Routing nodes are third parties. Ideally only the sender and recipient should know.

With Monero no third parties know the actual amounts being transacted between sender and receiver - not even part of the amount

I take your point that routing nodes don't know for sure if that is the full amount because of multipath payments, but it's still a partial privacy leak

Right, there are tradeoffs:

- monero unnecessarily exposes the full amount received to the sender. This is none of the sender's business and is harmful to receiver privacy. Monero also exposes the fee in plaintext on the blockchain, which is bad because analysts use the fee data for wallet fingerprinting.
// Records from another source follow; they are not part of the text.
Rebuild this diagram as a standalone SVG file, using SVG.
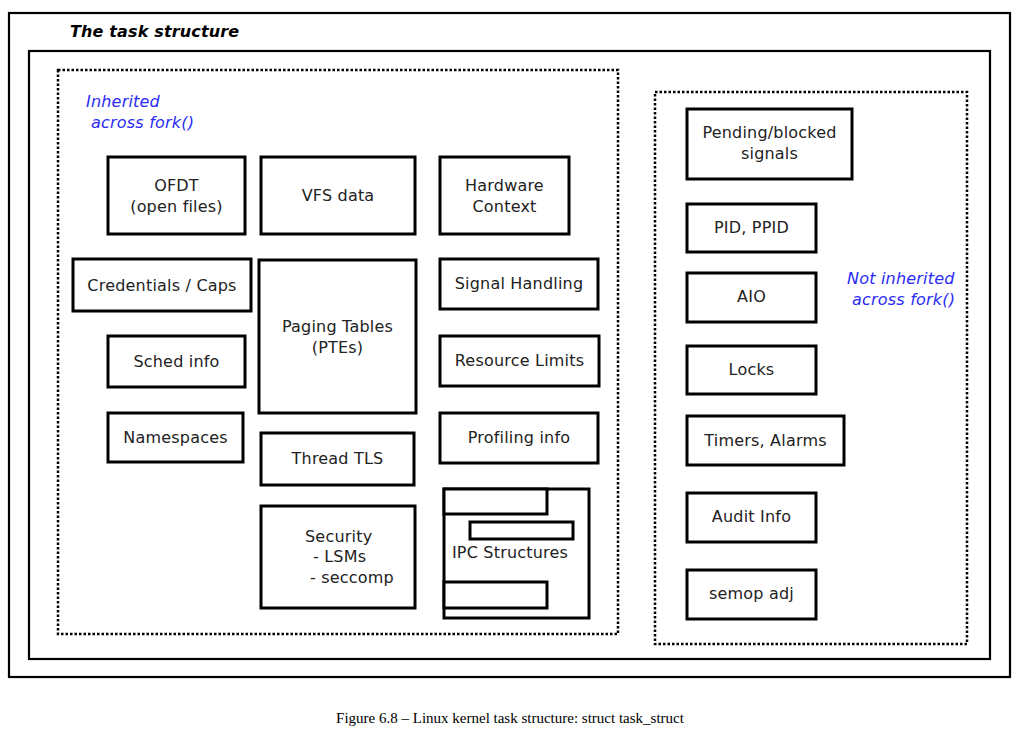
<svg xmlns="http://www.w3.org/2000/svg" width="1026" height="730" viewBox="0 0 1026 730">
<style>
.frame{fill:none;stroke:#000;stroke-width:2.2}
.dot{fill:none;stroke:#000;stroke-width:2.5;stroke-dasharray:2.5 2}
.box{fill:#fff;stroke:#000;stroke-width:3}
.t{font-family:"DejaVu Sans",sans-serif;font-size:16px;letter-spacing:0.2px;fill:#222;text-anchor:middle}
.ts{font-family:"DejaVu Sans",sans-serif;font-size:16px;letter-spacing:0.2px;fill:#222}
.blue{font-family:"DejaVu Sans",sans-serif;font-size:16px;letter-spacing:0.2px;font-style:oblique;fill:#2b2bf5}
.title{font-family:"DejaVu Sans",sans-serif;font-size:16px;letter-spacing:0.15px;font-weight:bold;font-style:oblique;fill:#000}
.cap{font-family:"Liberation Serif","Times New Roman",serif;font-size:15px;fill:#000;text-anchor:middle}
</style>
<rect width="1026" height="730" fill="#fff"/>
<g id="outer">
<rect class="frame" x="9" y="13" width="1001" height="664"/>
<text class="title" x="70" y="37">The task structure</text>
<rect class="frame" x="29" y="51" width="961" height="608"/>
</g>
<g id="inherited">
<rect class="dot" x="58" y="70" width="560" height="564"/>
<text class="blue" x="86" y="107">Inherited</text>
<text class="blue" x="91" y="128">across fork()</text>
</g>
<g id="notinherited">
<rect class="dot" x="655" y="92" width="312" height="552"/>
<text class="blue" x="847" y="284">Not inherited</text>
<text class="blue" x="852" y="305">across fork()</text>
</g>
<g id="ofdt"><rect class="box" x="108" y="157" width="137" height="77"/><text class="t" x="176.5" y="191">OFDT</text><text class="t" x="176.5" y="212">(open files)</text></g>
<g id="vfs"><rect class="box" x="261" y="157" width="154" height="77"/><text class="t" x="338" y="201">VFS data</text></g>
<g id="hw"><rect class="box" x="440" y="157" width="129" height="77"/><text class="t" x="504.5" y="191">Hardware</text><text class="t" x="504.5" y="212">Context</text></g>
<g id="cred"><rect class="box" x="73" y="259" width="178" height="52"/><text class="t" x="162" y="291">Credentials / Caps</text></g>
<g id="paging"><rect class="box" x="259" y="260" width="157" height="153"/><text class="t" x="337.5" y="332">Paging Tables</text><text class="t" x="337.5" y="353">(PTEs)</text></g>
<g id="signal"><rect class="box" x="440" y="259" width="158" height="50"/><text class="t" x="519" y="289">Signal Handling</text></g>
<g id="sched"><rect class="box" x="108" y="336" width="137" height="51"/><text class="t" x="176.5" y="367">Sched info</text></g>
<g id="rlimits"><rect class="box" x="440" y="336" width="159" height="50"/><text class="t" x="519.5" y="366">Resource Limits</text></g>
<g id="ns"><rect class="box" x="108" y="413" width="135" height="49"/><text class="t" x="175.5" y="443">Namespaces</text></g>
<g id="tls"><rect class="box" x="261" y="433" width="153" height="52"/><text class="t" x="337.5" y="464">Thread TLS</text></g>
<g id="prof"><rect class="box" x="440" y="413" width="158" height="50"/><text class="t" x="519" y="443">Profiling info</text></g>
<g id="security"><rect class="box" x="261" y="506" width="154" height="102"/><text class="ts" x="305" y="542">Security</text><text class="ts" x="313" y="562">- LSMs</text><text class="ts" x="310" y="583">- seccomp</text></g>
<g id="ipc">
<rect class="box" x="444" y="489" width="145" height="129"/>
<rect class="box" x="444" y="489" width="103" height="25"/>
<rect class="box" x="470" y="522" width="103" height="17"/>
<rect class="box" x="444" y="582" width="103" height="26"/>
<text class="t" x="510" y="558">IPC Structures</text>
</g>
<g id="pending"><rect class="box" x="687" y="109" width="165" height="70"/><text class="t" x="769.5" y="138">Pending/blocked</text><text class="t" x="769.5" y="159">signals</text></g>
<g id="pid"><rect class="box" x="687" y="204" width="129" height="48"/><text class="t" x="751.5" y="233">PID, PPID</text></g>
<g id="aio"><rect class="box" x="687" y="273" width="129" height="49"/><text class="t" x="751.5" y="302">AIO</text></g>
<g id="locks"><rect class="box" x="687" y="346" width="129" height="48"/><text class="t" x="751.5" y="375">Locks</text></g>
<g id="timers"><rect class="box" x="687" y="416" width="157" height="49"/><text class="t" x="765.5" y="446">Timers, Alarms</text></g>
<g id="audit"><rect class="box" x="687" y="493" width="129" height="49"/><text class="t" x="751.5" y="522">Audit Info</text></g>
<g id="semop"><rect class="box" x="687" y="570" width="129" height="49"/><text class="t" x="751.5" y="599">semop adj</text></g>
<g id="connectors"></g>
<text class="cap" x="510" y="723">Figure 6.8 – Linux kernel task structure: struct task_struct</text>
</svg>
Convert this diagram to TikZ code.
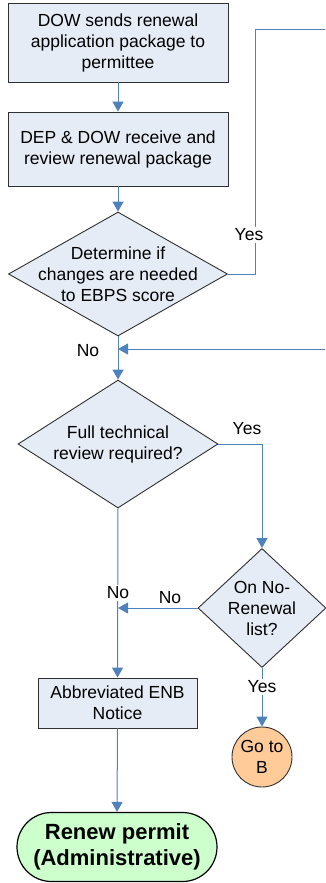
\documentclass[tikz,border=0pt]{standalone}
\usepackage{fontspec}
\setmainfont{Liberation Sans}
\usetikzlibrary{shapes.geometric,shapes.misc,arrows.meta}
\definecolor{boxfill}{HTML}{E6ECF6}
\definecolor{flow}{HTML}{4F81BD}
\definecolor{goorange}{HTML}{FFCC99}
\definecolor{termgreen}{HTML}{CCFFCC}
\definecolor{edge}{HTML}{303030}
\tikzset{
  txt/.style={font=\fontsize{17.5}{21}\selectfont, align=center, inner sep=0pt},
  procbox/.style={draw=edge, line width=0.9pt, fill=boxfill, minimum width=220pt, inner sep=0pt},
  decision/.style={diamond, draw=edge, line width=0.9pt, fill=boxfill, inner sep=0pt},
  flowline/.style={draw=flow, line width=1pt},
  flowarrow/.style={flowline, -{Triangle[width=11pt,length=10pt]}},
  lbl/.style={font=\fontsize{17.5}{21}\selectfont, inner sep=1pt},
  lblw/.style={lbl, fill=white, inner sep=1.5pt},
}
\begin{document}
\begin{tikzpicture}[x=1pt,y=-1pt]
\useasboundingbox (0,0) rectangle (325,883);
% nodes
\node[procbox, minimum height=79pt] (b1) at (118,42.5) {};
\node[txt] at (b1) {DOW sends renewal\\application package to\\permittee};
\node[procbox, minimum height=74pt] (b2) at (118,149) {};
\node[txt] at (b2) {DEP \& DOW receive and\\review renewal package};
\node[decision, minimum width=219pt, minimum height=124pt] (d1) at (118,274) {};
\node[txt] at (d1) {Determine if\\changes are needed\\to EBPS score};
\node[decision, minimum width=200pt, minimum height=128pt] (d2) at (118,444) {};
\node[txt] at (d2) {Full technical\\review required?};
\node[decision, minimum width=128pt, minimum height=119pt] (d3) at (262,608) {};
\node[txt] at (d3) {On No-\\Renewal\\list?};
\node[circle, draw=edge, line width=0.9pt, fill=goorange, minimum size=60pt, inner sep=0pt] (go) at (262,757) {};
\node[txt] at (go) {Go to\\B};
\node[procbox, minimum width=159pt, minimum height=50pt] (b3) at (117.5,703) {};
\node[txt] at (b3) {Abbreviated ENB\\Notice};
\node[rounded rectangle, draw=black, line width=1.2pt, fill=termgreen, minimum width=200pt, minimum height=69pt, inner sep=0pt] (term) at (117,847) {};
\node[txt, font=\fontsize{22}{26}\bfseries\selectfont] at (term) {Renew permit\\(Administrative)};
% coordinates
\coordinate (c1) at (255,30);
\coordinate (yesTop) at (325,30);
\coordinate (retR) at (325,349);
\coordinate (m1) at (118,349);
\coordinate (m2) at (118,608);
% connectors
\draw[flowarrow] (b1.south) -- (b2.north);
\draw[flowarrow] (b2.south) -- (d1.north);
\draw[flowline] (d1.east) -| (c1) -- (yesTop);
\draw[flowarrow] (retR) -- (m1);
\draw[flowarrow] (d1.south) -- (d2.north);
\draw[flowarrow] (d2.east) -| (d3.north);
\draw[flowarrow] (d3.west) -- (m2);
\draw[flowarrow] (d2.south) -- (b3.north);
\draw[flowarrow] (d3.south) -- (go.north);
\draw[flowarrow] (b3.south) -- (term.north);
% labels
\node[lblw] at (249,235) {Yes};
\node[lbl] at (88,351) {No};
\node[lbl] at (247,429) {Yes};
\node[lblw] at (118,593) {No};
\node[lbl] at (170,598) {No};
\node[lblw] at (262,687) {Yes};
\end{tikzpicture}
\end{document}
- lightning unnecessarily exposes part of the amount to each routing node on the path. This info is in encrypted packets and does not get published, and the routing nodes can't know if it is the full amount or a shard. The fee is also encrypted and no one but the sender knows the full fee paid, though each routing node knows the portion of the fee they received. The sender also doesn't know how much the recipient receives, which is good, he shouldn't know that.

So which has better amount privacy, LN or XMR? I'm not sure, but certainly neither is perfect. I think lightning protects receiver privacy better in regard to the amount, but monero protects it from third parties better, unless the sender colludes with them.